The course is expected to inject new ideas on policy makers and other key players in the region.
The fight against the Boko Haram insurgency, as well as the alarming rate of low school enrollment and the general humanitarian crisis in the northeast, has now reached the classroom.
The 12-year insurgency war in the northeastern region of the country significantly affected school enrollment.
The data released by UNICEF said the region has highest number of out-of-school children of the estimated 18.5 million.
UNICEF is now partnering America University to address this, hence the introduction of a post graduate course on Communication for Social and Behavioural Change CSBC.
The new course is targeted at molding the philosophy of opinion makers in the region.
Chief Field Operation Officer, UNICEF Nigeria Country Office Opiyo Nixon expresses delight over the partnership.
The President American University of Nigeria AUN professor Attahir Yusuf, in his speech said the new study is aimed at bridging the gap between Communication for Development C4D and Human Capacity in Nigeria.
He believes there is no better time or opportunity to facilitate social change and find solutions to challenges of out-of-school children, violence against children, stunting and other issues which can never be overemphasised.
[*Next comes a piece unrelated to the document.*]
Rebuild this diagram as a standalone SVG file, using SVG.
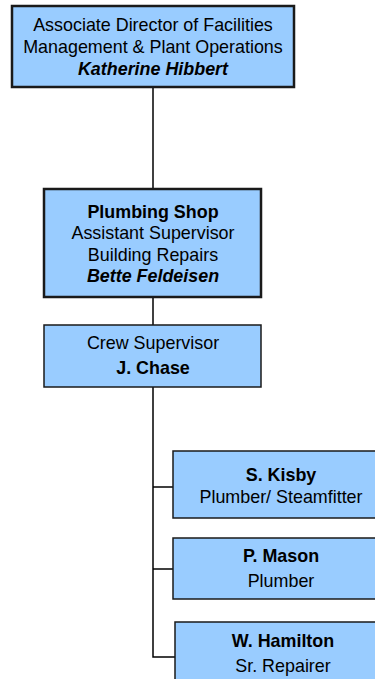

Also, in his opening remark, Dean Jacob Udo-Udo gave insights into the significance of the partnership between UNICEF and the University.
Over 120 students affected by Russian/ Ukrainian war have been enrolled in the institution in pursuit of their academic career.
UNICEF says it would continue to partner both public and private Institutions across the nation’s regions to address the out-of-school children’s menace and health related issues as well as humanitarian crises in line with its core mandate.